No Soul, No Blues / Stan Mosley

ON AIR LIST
1.I’m Back To Collect/Stan Mosley
2.Blues Man (No Soul, No Blues)/Stan Mosley
3.I Can’t Get Next To You/Stan Mosley
4.Losing Hand/Stan Mosley

    先週はバディ・ガイのニューアルバムを聞きました。86才という高齢とは思えないパワフルなアルバムでしたが、やはり予想通りギター弾きまくりでブルーズのアルバム・・・というよりブルーズロックのアルバムだと僕は思いました。レジェンド・ブルーズマンの新譜ということで期待したバディのアルバムでしたが、歌が中心にないところがどうも諸手を挙げて勧められない気持ちです。
    いつも言ってることですが、新しいブルーズのアルバムを紹介したいのに歌がいいアルバムがなかなかリリースされないというのが昨今の状況ですが、今日は久々に自信を持ってお勧めできるブルーズの新譜というよりブルーズン・ソウルの新譜です。ブルーズン・ソウルというのはブルーズ・アンド・ソウルのことで、ブルーズとソウルのテイストが両方ある歌のことで”The Blues Is Alright”を歌ったリトル・ミルトン、”Who’s Makin Love”を歌ったジョニー・テイラーなどつまりギターではなく歌が中心のタイプのシンガーです。
    今日紹介する現役のブルーズン・ソウル・シンガーはスタン・モズレー。
    1952年生まれなので僕より年下ですね。現在はテキサス、ヒューストンに住んでいるそうですが彼の音楽の礎は生まれ故郷のシカゴで築かれ、ずっとシカゴのあるイリノイ州あたりで活動していました。
    まずは一曲、アルバムの最初の曲です。


    1.I’m Back To Collect/Stan Mosley
    骨太なシンガーということが今の一曲でわかりますが、僕は最初に聞いた時ウィルソン・ピケットやボビー・ウーマックといったソウル系のシンガーを思い出しました。
    今回のアルバムにスタンの先輩であるリトル・ミルトンのコメントが載っているんですが、「スタン・モズレーは偉大なブルーズの声の持ち主だ」と書かれているようにギミックのない、ストレートな強い声を持っていることがわかります。
    本人のライヴ映像をYouTubeで見てみるとブルーズよりもソウルのレパートリーが多いのですが、次の自作のオリジナルではもちろんオレはソウルマンであるけどブルーズマンでもあると歌ってます。
    スタンはインタビューでも「ブルーズとソウルはいとこ同志なんだ」と語っているように、ブルーズとソウルとゴスペルは背中合わせにある音楽でソウルの中にはブルーズとゴスペルの要素がたくさんあるのでジャンルの線引きをするのは難しいです。
    そんなことを歌った次の曲はサブタイトルに「ソウルのないブルーズはブルーズではない」とついています。
    のっけから強烈なシャウトで始まります。俺の名前はスタンでソウルマンだ。でも今夜はお前と一緒にブルーズを歌うよ・・と。

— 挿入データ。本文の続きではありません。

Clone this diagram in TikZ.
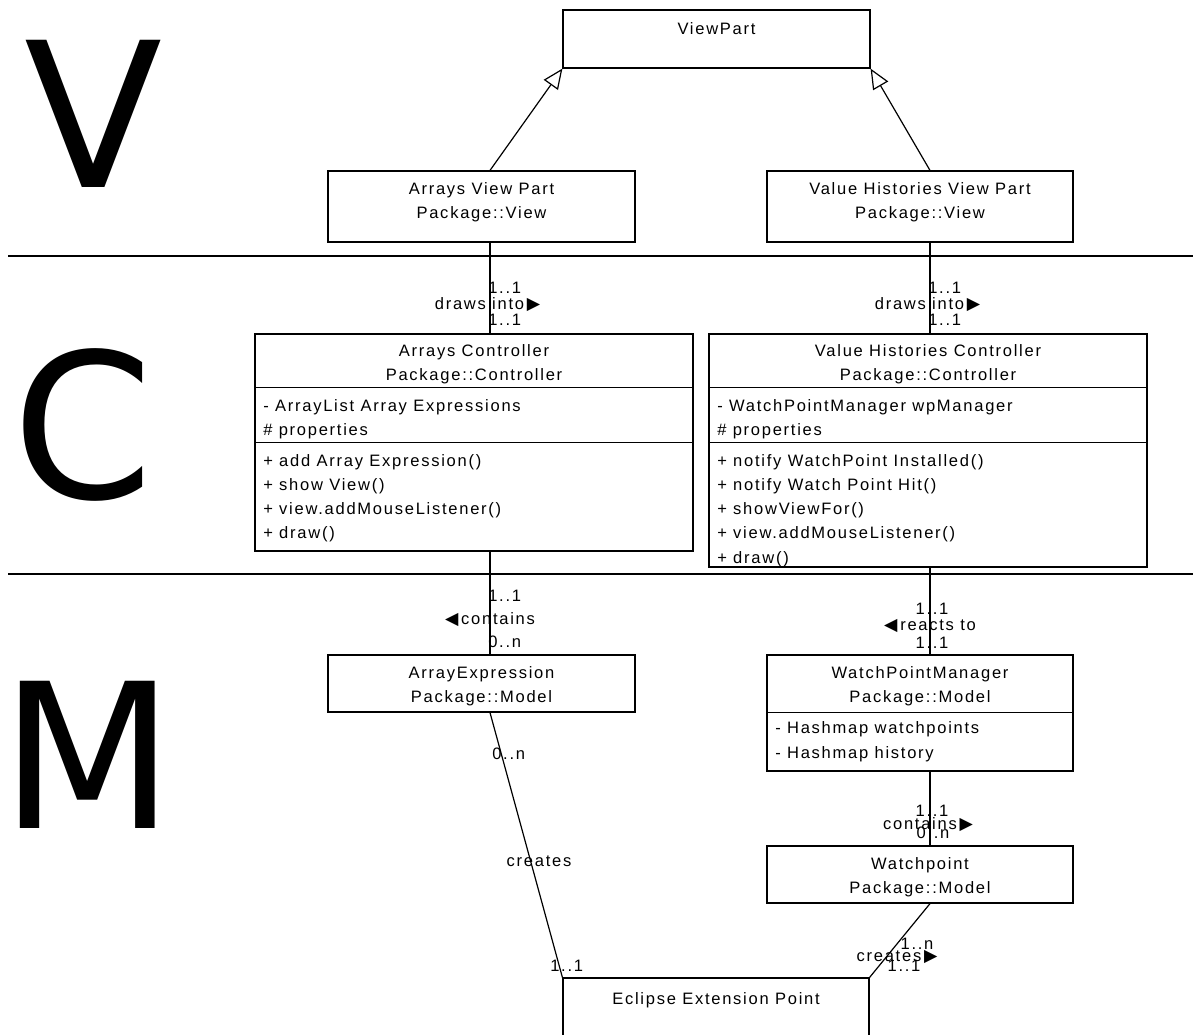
\documentclass[tikz,border=0pt]{standalone}
\usepackage{fontspec}
\setmainfont[LetterSpace=10.5]{Liberation Sans}
\newfontfamily\bigfont{DejaVu Sans}
\newfontfamily\symfont{DejaVu Sans}
\usetikzlibrary{arrows.meta,fit}

\newcommand{\rtri}{{\symfont\fontsize{13}{13}\selectfont ▶}}
\newcommand{\ltri}{{\symfont\fontsize{13}{13}\selectfont ◀}}

\begin{document}
\begin{tikzpicture}[x=0.75pt,y=-0.75pt,font=\fontsize{12.4}{18.2}\selectfont,
  cls/.style={draw,inner sep=0pt,line width=0.9pt},
  txt/.style={inner sep=0pt,anchor=base},
  ltxt/.style={inner sep=0pt,anchor=base west},
  link/.style={line width=0.9pt},
  gen/.style={link,-{Triangle[open,fill=white,length=15pt,width=13pt]}},
  layer/.style={line width=1.5pt},
  big/.style={inner sep=0pt,anchor=base west,font=\bigfont\fontsize{151.5}{151.5}\selectfont}]
  \useasboundingbox (0,0) rectangle (1197,1035);

  % layers
  \node[big] (lv) at (24,187) {V};
  \node[big] (lc) at (12,498) {C};
  \node[big] (lm) at (0,828) {M};
  \draw[layer] (8,256) -- (1193,256);
  \draw[layer] (8,574) -- (1193,574);

  % classes
  \node[cls,fit={(563,10) (870,68)}] (vp) {};
  \node[txt] (vp-t) at (vp.north |- 0,34) {ViewPart};

  \node[cls,fit={(328,171) (635,242)}] (avp) {};
  \foreach \t [count=\i] in {Arrays View Part,Package::View}
    \node[txt] (avp-t\i) at (481.5,170+24*\i) {\t};
  \node[cls,fit={(767,171) (1073,242)}] (vhvp) {};
  \foreach \t [count=\i] in {Value Histories View Part,Package::View}
    \node[txt] (vhvp-t\i) at (920,170+24*\i) {\t};

  \node[cls,fit={(255,334) (693,551)}] (ac) {};
  \draw (ac.west |- 0,387) -- (ac.east |- 0,387);
  \draw (ac.west |- 0,442) -- (ac.east |- 0,442);
  \foreach \t [count=\i] in {Arrays Controller,Package::Controller}
    \node[txt] (ac-t\i) at (474,331.5+24.5*\i) {\t};
  \foreach \t [count=\i] in {- ArrayList Array Expressions,\# properties}
    \node[ltxt] (ac-a\i) at (263,386.7+24.3*\i) {\t};
  \foreach \t [count=\i] in {+ add Array Expression(),+ show View(),+ view.addMouseListener(),+ draw()}
    \node[ltxt] (ac-m\i) at (263,441.7+24.3*\i) {\t};

  \node[cls,fit={(709,334) (1147,567)}] (vhc) {};
  \draw (vhc.west |- 0,387) -- (vhc.east |- 0,387);
  \draw (vhc.west |- 0,442) -- (vhc.east |- 0,442);
  \foreach \t [count=\i] in {Value Histories Controller,Package::Controller}
    \node[txt] (vhc-t\i) at (928,331.5+24.5*\i) {\t};
  \foreach \t [count=\i] in {- WatchPointManager wpManager,\# properties}
    \node[ltxt] (vhc-a\i) at (717,386.7+24.3*\i) {\t};
  \foreach \t [count=\i] in {+ notify WatchPoint Installed(),+ notify Watch Point Hit(),+ showViewFor(),+ view.addMouseListener(),+ draw()}
    \node[ltxt] (vhc-m\i) at (717,441.7+24.3*\i) {\t};

  \node[cls,fit={(328,655) (635,712)}] (ae) {};
  \foreach \t [count=\i] in {ArrayExpression,Package::Model}
    \node[txt] (ae-t\i) at (481.5,653.5+24.5*\i) {\t};

  \node[cls,fit={(767,655) (1073,771)}] (wpm) {};
  \draw (wpm.west |- 0,712) -- (wpm.east |- 0,712);
  \foreach \t [count=\i] in {WatchPointManager,Package::Model}
    \node[txt] (wpm-t\i) at (920,653.5+24.5*\i) {\t};
  \foreach \t [count=\i] in {- Hashmap watchpoints,- Hashmap history}
    \node[ltxt] (wpm-a\i) at (775,708+25*\i) {\t};

  \node[cls,fit={(767,846) (1073,903)}] (wp) {};
  \foreach \t [count=\i] in {Watchpoint,Package::Model}
    \node[txt] (wp-t\i) at (920,844.5+24.5*\i) {\t};

  \node[cls,fit={(563,978) (869,1050)}] (eep) {};
  \node[txt] (eep-t) at (eep.north |- 0,1004) {Eclipse Extension Point};

  % links
  \coordinate (l) at (490,0);
  \coordinate (r) at (930,0);
  \draw[gen] (avp.north -| l) -- (vp.south west);
  \draw[gen] (vhvp.north -| r) -- (vp.south east);
  \draw[link] (avp.south -| l) -- (ac.north -| l);
  \draw[link] (vhvp.south -| r) -- (vhc.north -| r);
  \draw[link] (ac.south -| l) -- (ae.north -| l);
  \draw[link] (vhc.south -| r) -- (wpm.north -| r);
  \draw[link] (wpm.south -| r) -- (wp.north -| r);
  \draw[link] (ae.south -| l) -- (eep.north west);
  \draw[link] (wp.south -| r) -- (eep.north east);

  % labels
  \node[ltxt] (m1a) at (488,293) {1..1};
  \node[txt] (n1) at (487.5,309) {draws into\,\rtri};
  \node[ltxt] (m1b) at (488,325) {1..1};
  \node[ltxt] (m2a) at (928,293) {1..1};
  \node[txt] (n2) at (927.5,309) {draws into\,\rtri};
  \node[ltxt] (m2b) at (928,325) {1..1};
  \node[ltxt] (m3a) at (488,601) {1..1};
  \node[txt] (n3) at (490,624) {\ltri\,contains};
  \node[ltxt] (m3b) at (488,647) {0..n};
  \node[txt] (m4a) at (932,614) {1..1};
  \node[txt] (n4) at (930,630) {\ltri\,reacts to};
  \node[txt] (m4b) at (932,648) {1..1};
  \node[txt] (m5a) at (932,816) {1..1};
  \node[txt] (n5) at (928,829) {contains\,\rtri};
  \node[txt] (m5b) at (933,838) {0..n};
  \node[ltxt] (m6a) at (492,759) {0..n};
  \node[txt] (n6) at (539,866) {creates};
  \node[ltxt] (m6b) at (550,971) {1..1};
  \node[txt] (m7a) at (917,949) {1..n};
  \node[txt] (n7) at (897,961) {creates\,\rtri};
  \node[txt] (m7b) at (904,971) {1..1};
\end{tikzpicture}
\end{document}
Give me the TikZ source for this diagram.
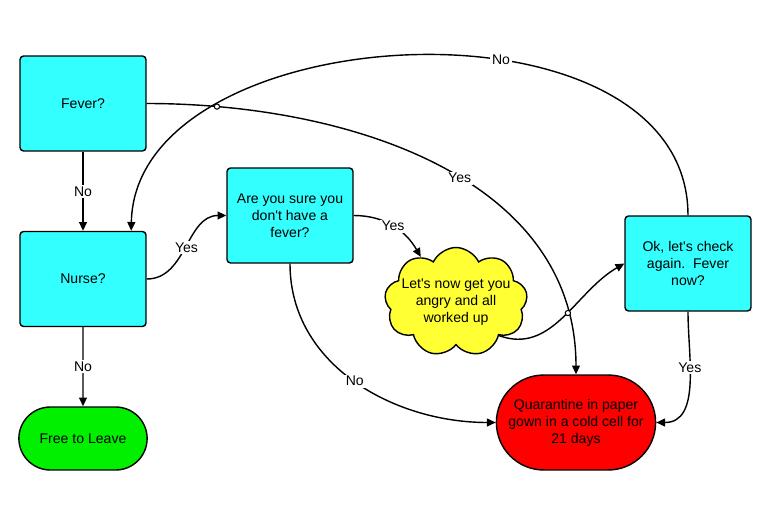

      2.Blues Man (No Soul, No Blues)/Stan Mosley
      今回このアルバムがいい仕上がりになったのはバックの録音ミュージシャンたちのクオリティの高さもあったからだと思う。かってテキサスのブルーズバンド「ファビュラス・サンダーバード」のメンバーだったギターのジョニー・モーラーはじめテキサスのブルーズ&ソウルをよく知ったメンバーというのも良かったのだと思います。
      そしてカバーだけでなく今の曲のようなオリジナルが4曲入っているのも意欲的でいいですね。
      次の曲は1969年にソウルのコーラスグループ。テンプテーションズがオリジナルを歌ってチャート一位になり、アル・グリーンのカバーでも有名な曲です。これもいい感じでアレンジされていて16ビートのアップ・テンポから途中でオリジナルのミディアム・シャッフルへリズムが変わるところなども聞きどころです。


      3.I Can’t Get Next To You/Stan Mosley
      自分は何でもできるけど君を自分のものにできない・・という歌。

      シカゴで歌い始めたスタンはブルーズはもちろんブルーズン・ソウルの先輩リトル・ミルトンやシカゴ・ソウルのタイロン・ディヴィスの影響も受けてます。そのリスペクトするリトル・ミルトンが歌った曲を豪速球でスタンが歌ってます。「ホレたおまえのためにいろいろやってみたけどもうどうすることもできへん」


      4.Losing Hand/Stan Mosley
      やっぱりストレートにこのくらい歌われると気持ちいいです。
      スタンは2000年前後に南部の黒人音楽レーベルとして有名なマラコ・レコードから三枚アルバムを出していましたが、これと言ったヒットはなく僕も名前は知ってましたがアルバムを買って聴くというところまではしませんでした。
      でも、これは久々に気持ちのいいブルーズ&ソウルのニュー・アルバムです。スタン・モズレーお薦めです。

      欲を言えばいいバラードの曲がひとつ欲しかったですね。スタン・モズレーをYou Tubeで検索するとボビー・ウーマックの”Harry Hippie”などバラード系もステージで歌っています。そして、とにかく日本で火をつけるには地方も含めて日本でいくつかライヴツアーをやらないと人気が出るところまではいかないので来日して欲しいです。